Так действовал механизм управления процентными ставками, с помощью которого центральные банки могли управлять всей экономикой. Но сейчас, как можно легко убедиться, этот механизм стал практически бесполезен. Процентные ставки снижены почти до нуля, но никакого оживления (не говоря уже о росте) не происходит. И, скорее всего, не произойдет, так как европейские рынки насыщены полностью, а внешние рынки, которые всегда были спасителями для испытывающих трудности индустриально развитых экономик, уже не могут поглотить необходимое количество товаров. Они заполнены товарами собственного производства, причем гораздо более дешевыми, чем европейские, поэтому производителям из Европы конкурировать с ними очень и очень трудно.

С учетом этого обстоятельства центральным банкам старых индустриальных стран ничего другого не остается, как только пытаться сдерживать свои экономики от сползания в глухую депрессию, постоянно закачивая в нее все новые и новые порции ликвидности. И вот для этого закачивания очень хорошо подходит механизм скупки активов, который, кстати, уже давно использует Центральный банк Японии. Использование этого механизма не вывело японскую экономику из длительной депрессии, в которой она находится почти два десятилетия, но оставаться на плаву он ей помогает.
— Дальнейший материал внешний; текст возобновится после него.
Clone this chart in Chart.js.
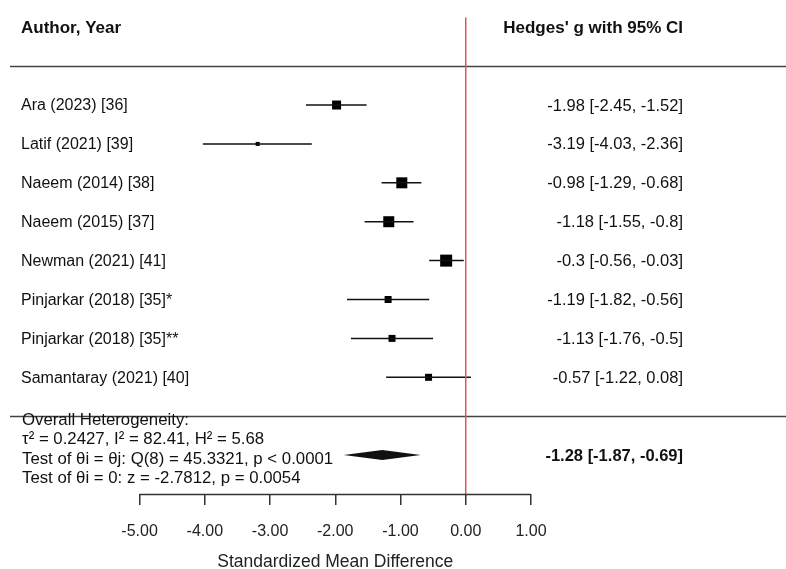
<!DOCTYPE html>
<html>
<head>
<meta charset="utf-8">
<script src="https://cdn.jsdelivr.net/npm/chart.js@4.4.1/dist/chart.umd.min.js"></script>
<style>
  body { margin: 0; background: #fff; }
</style>
</head>
<body>
<canvas id="forest" width="786" height="569"></canvas>
<script>
// Studies and their effect sizes (Hedges' g, 95% CI)
const STUDIES = [
    'Ara (2023) [36]', 'Latif (2021) [39]', 'Naeem (2014) [38]', 'Naeem (2015) [37]',
    'Newman (2021) [41]', 'Pinjarkar (2018) [35]*', 'Pinjarkar (2018) [35]**', 'Samantaray (2021) [40]'
];
const EST   = [-1.98, -3.19, -0.98, -1.18, -0.30, -1.19, -1.13, -0.57];
const LOWER = [-2.45, -4.03, -1.29, -1.55, -0.56, -1.82, -1.76, -1.22];
const UPPER = [-1.52, -2.36, -0.68, -0.80, -0.03, -0.56, -0.50,  0.08];
const CI_TEXT = [
    '-1.98 [-2.45, -1.52]', '-3.19 [-4.03, -2.36]', '-0.98 [-1.29, -0.68]', '-1.18 [-1.55, -0.8]',
    '-0.3 [-0.56, -0.03]', '-1.19 [-1.82, -0.56]', '-1.13 [-1.76, -0.5]', '-0.57 [-1.22, 0.08]'
];

// Pooled estimate
const OVERALL_EST = -1.28;
const OVERALL_LO  = -1.87;
const OVERALL_HI  = -0.69;
const OVERALL_TEXT = '-1.28 [-1.87, -0.69]';

const HETERO_LINES = [
    'Overall Heterogeneity:',
    'τ² = 0.2427, I² = 82.41, H² = 5.68',
    'Test of θi = θj: Q(8) = 45.3321, p < 0.0001',
    'Test of θi = 0: z = -2.7812, p = 0.0054'
];

const X_TICKS = [-5, -4, -3, -2, -1, 0, 1];
const X_TITLE = 'Standardized Mean Difference';

// marker side in px (reflects study weight)
const BOX_SIDE = [9, 4, 11, 11, 12, 7, 7, 7];

const FONT = 'Liberation Sans, Arial, Helvetica, sans-serif';
const RED = '#e25555';

const ciSets = STUDIES.map((s, i) => ({
    label: s,
    data: [{ x: LOWER[i], y: i }, { x: UPPER[i], y: i }],
    showLine: true,
    borderColor: '#111',
    borderWidth: 1.5,
    pointRadius: 0
}));

const forestText = {
    id: 'forestText',
    beforeDatasetsDraw(chart) {
        const { ctx, scales: { y } } = chart;
        ctx.save();
        ctx.strokeStyle = '#444';
        ctx.lineWidth = 1.5;
        [-1, 8].forEach(v => {
            const py = Math.round(y.getPixelForValue(v)) + 0.5;
            ctx.beginPath();
            ctx.moveTo(10, py);
            ctx.lineTo(786, py);
            ctx.stroke();
        });
        ctx.restore();
    },
    afterDatasetsDraw(chart) {
        const { ctx, scales: { x, y } } = chart;
        ctx.save();
        ctx.fillStyle = '#111';
        ctx.textBaseline = 'middle';

        // headers
        ctx.font = 'bold 17px ' + FONT;
        ctx.textAlign = 'left';
        ctx.fillText('Author, Year', 21, y.getPixelForValue(-2) + 1);
        ctx.textAlign = 'right';
        ctx.fillText("Hedges' g with 95% CI", 683, y.getPixelForValue(-2) + 1);

        // rows
        STUDIES.forEach((s, i) => {
            const py = y.getPixelForValue(i) + 1;
            ctx.font = '16px ' + FONT;
            ctx.textAlign = 'left';
            ctx.fillText(s, 21, py);
            ctx.font = '16.5px ' + FONT;
            ctx.textAlign = 'right';
            ctx.fillText(CI_TEXT[i], 683, py);
        });

        // heterogeneity block
        ctx.font = '16.8px ' + FONT;
        ctx.textAlign = 'left';
        const base = y.getPixelForValue(8);
        HETERO_LINES.forEach((t, i) => ctx.fillText(t, 22, base + 4 + i * 19.5));

        // pooled diamond
        const dy = y.getPixelForValue(9.0);
        ctx.beginPath();
        ctx.moveTo(x.getPixelForValue(OVERALL_LO), dy);
        ctx.lineTo(x.getPixelForValue(OVERALL_EST), dy - 5);
        ctx.lineTo(x.getPixelForValue(OVERALL_HI), dy);
        ctx.lineTo(x.getPixelForValue(OVERALL_EST), dy + 5);
        ctx.closePath();
        ctx.fill();

        ctx.font = 'bold 16.5px ' + FONT;
        ctx.textAlign = 'right';
        ctx.fillText(OVERALL_TEXT, 683, dy + 1);
        ctx.restore();
    },
    afterDraw(chart) {
        const { ctx, chartArea, scales: { x } } = chart;
        const x0 = x.getPixelForValue(X_TICKS[0]);
        const x1 = x.getPixelForValue(X_TICKS[X_TICKS.length - 1]);
        ctx.save();
        ctx.strokeStyle = '#333';
        ctx.lineWidth = 1.5;
        const py = Math.round(chartArea.bottom) + 0.5;
        ctx.beginPath();
        ctx.moveTo(x0, py);
        ctx.lineTo(x1, py);
        ctx.stroke();

        // axis title, centred under the tick range
        ctx.fillStyle = '#222';
        ctx.font = '17.5px ' + FONT;
        ctx.textAlign = 'center';
        ctx.textBaseline = 'middle';
        ctx.fillText(X_TITLE, (x0 + x1) / 2, chartArea.bottom + 68);
        ctx.restore();
    }
};

window.onload = () => {
    new Chart(document.getElementById('forest'), {
        type: 'scatter',
        data: {
            datasets: [
                {
                    label: 'no effect',
                    data: [{ x: 0, y: -2.25 }, { x: 0, y: 10 }],
                    showLine: true,
                    borderColor: RED,
                    borderWidth: 1.5,
                    pointRadius: 0
                },
                ...ciSets,
                {
                    label: 'estimate',
                    data: EST.map((v, i) => ({ x: v, y: i })),
                    pointStyle: 'rect',
                    pointRadius: BOX_SIDE.map(s => s * Math.SQRT1_2),
                    backgroundColor: '#000',
                    borderWidth: 0
                }
            ]
        },
        options: {
            responsive: false,
            animation: false,
            layout: { autoPadding: false, padding: { top: 0, left: 0, right: 0, bottom: 10 } },
            plugins: { legend: { display: false }, tooltip: { enabled: false } },
            scales: {
                x: {
                    type: 'linear',
                    min: -7.14,
                    max: 4.91,
                    afterBuildTicks: s => { s.ticks = X_TICKS.map(v => ({ value: v })); },
                    afterFit: s => { s.paddingLeft = 0; s.paddingRight = 0; },
                    border: { display: false },
                    grid: { drawOnChartArea: false, tickLength: 11, color: '#333', lineWidth: 1.5 },
                    ticks: {
                        color: '#222',
                        padding: 19,
                        font: { family: FONT, size: 16, lineHeight: 1 },
                        callback: v => v.toFixed(2)
                    }
                },
                y: {
                    type: 'linear',
                    display: false,
                    reverse: true,
                    min: -2.7,
                    max: 10
                }
            }
        },
        plugins: [forestText]
    });
};
</script>
</body>
</html>
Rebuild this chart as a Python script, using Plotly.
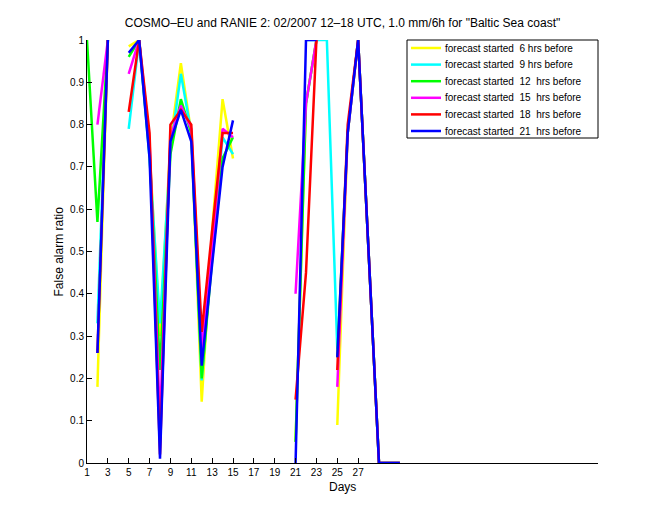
import plotly.graph_objects as go

nan = None
days = list(range(1, 32))

# values per day 1..31 (None = missing)
yellow_6h = [nan, 0.18, 1.0, nan, 0.985, 1.0, 0.74, 0.30, 0.76, 0.945, 0.78, 0.145, 0.55, 0.86, 0.72,
             nan, nan, nan, nan, nan, 0.05, 0.85, 1.0, nan, 0.09, 0.78, 1.0, 0.5, 0.0, 0.0, 0.0]
cyan_9h = [nan, 0.33, 1.0, nan, 0.79, 1.0, 0.72, 0.33, 0.74, 0.92, 0.78, 0.195, 0.50, 0.77, 0.73,
           nan, nan, nan, nan, nan, nan, 1.0, 1.0, 1.0, 0.27, nan, 1.0, 0.5, 0.0, 0.0, 0.0]
green_12h = [1.0, 0.57, 1.0, nan, 0.96, 1.0, 0.73, 0.22, 0.73, 0.86, 0.78, 0.20, 0.48, 0.72, 0.77,
             nan, nan, nan, nan, nan, 0.05, 0.85, 1.0, nan, 0.25, 0.78, 1.0, 0.5, 0.0, 0.0, 0.0]
magenta_15h = [nan, 0.80, 1.0, nan, 0.92, 1.0, 0.76, 0.10, 0.77, 0.845, 0.79, 0.27, 0.50, 0.79, 0.77,
               nan, nan, nan, nan, nan, 0.40, 0.85, 1.0, nan, 0.18, 0.78, 1.0, 0.5, 0.0, 0.0, 0.0]
red_18h = [nan, 0.26, 1.0, nan, 0.83, 1.0, 0.78, 0.02, 0.80, 0.835, 0.80, 0.31, 0.55, 0.78, 0.78,
           nan, nan, nan, nan, nan, 0.15, 0.45, 1.0, nan, 0.22, 0.80, 1.0, 0.5, 0.0, 0.0, 0.0]
blue_21h = [nan, 0.26, 1.0, nan, 0.97, 1.0, 0.72, 0.01, 0.76, 0.835, 0.76, 0.23, 0.47, 0.70, 0.81,
            nan, nan, nan, nan, nan, 0.0, 1.0, 1.0, nan, 0.25, 0.78, 1.0, 0.5, 0.0, 0.0, 0.0]

names = ["forecast started  6 hrs before", "forecast started  9 hrs before",
         "forecast started  12  hrs before", "forecast started  15  hrs before",
         "forecast started  18  hrs before", "forecast started  21  hrs before"]
values = [yellow_6h, cyan_9h, green_12h, magenta_15h, red_18h, blue_21h]
colors = ["#FFFF00", "#00FFFF", "#00FF00", "#FF00FF", "#FF0000", "#0000FF"]

xticks = list(range(1, 28, 2))
yticks = [0, 0.1, 0.2, 0.3, 0.4, 0.5, 0.6, 0.7, 0.8, 0.9, 1]
ytext = ["0", "0.1", "0.2", "0.3", "0.4", "0.5", "0.6", "0.7", "0.8", "0.9", "1"]

FONT = "Liberation Sans, Arial, Helvetica, sans-serif"

# plot-area geometry (pixels) for the hand-drawn legend
L, R, T, B = 87, 598, 40, 463
W, H = R - L, B - T
def px(x):
    return (x - L) / W
def py(y):
    return (B - y) / H

fig = go.Figure()
for name, vals, col in zip(names, values, colors):
    fig.add_trace(go.Scatter(x=days, y=vals, mode="lines", name=name,
                             line=dict(color=col, width=2.5), connectgaps=False,
                             showlegend=False))

shapes = [dict(type="rect", xref="paper", yref="paper", x0=px(407), x1=px(598),
               y0=py(138), y1=py(40), line=dict(color="black", width=1),
               fillcolor="white", layer="above")]
annotations = []
for i, (name, col) in enumerate(zip(names, colors)):
    yy = 48 + 16.6 * i
    shapes.append(dict(type="line", xref="paper", yref="paper", x0=px(411), x1=px(441),
                       y0=py(yy), y1=py(yy), line=dict(color=col, width=2.5), layer="above"))
    annotations.append(dict(text=name, xref="paper", yref="paper", x=px(443), y=py(yy),
                            xanchor="left", yanchor="middle", showarrow=False,
                            font=dict(family=FONT, size=10, color="black")))

annotations += [
    dict(text="Days", xref="paper", yref="paper", x=0.5, y=-15 / H, yanchor="top",
         showarrow=False, font=dict(family=FONT, size=12)),
    dict(text="False alarm ratio", xref="paper", yref="paper", x=-20 / W, y=0.5,
         xanchor="right", textangle=-90, showarrow=False, font=dict(family=FONT, size=12)),
]

fig.update_layout(
    width=660, height=520,
    margin=dict(l=L, r=660 - R, t=T, b=520 - B),
    paper_bgcolor="white", plot_bgcolor="white",
    font=dict(family=FONT, size=10, color="black"),
    title=dict(text='COSMO\u2013EU and RANIE 2: 02/2007 12\u201318 UTC, 1.0 mm/6h for "Baltic Sea coast"',
               x=0.519, xanchor="center", y=1 - 23 / 520, yanchor="middle",
               font=dict(family=FONT, size=12, color="black")),
    showlegend=False,
    xaxis=dict(range=[1, 50], tickvals=xticks, ticktext=[str(v) for v in xticks],
               showline=True, linecolor="black", linewidth=1, ticks="inside", ticklen=5,
               tickcolor="black", showgrid=False, zeroline=False, mirror=False,
               tickfont=dict(family=FONT, size=10)),
    yaxis=dict(range=[0, 1], tickvals=yticks, ticktext=ytext,
               showline=True, linecolor="black", linewidth=1, ticks="inside", ticklen=5,
               tickcolor="black", showgrid=False, zeroline=False, mirror=False,
               tickfont=dict(family=FONT, size=10)),
    shapes=shapes,
    annotations=annotations,
)

fig.write_html("out.html")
Может быть, он поможет и европейской экономике.

Все-таки ситуация, когда инвесторам уже не стоит беспокоиться о динамике стоимости своих портфелей ценных бумаг (она будет колебаться только в незначительной степени), создает, пусть даже и искусственным путем, ощущение «вечного богатства», а это в немалой степени способствует стабильности и в экономике, и в обществе в целом – что для Европы сейчас очень важно.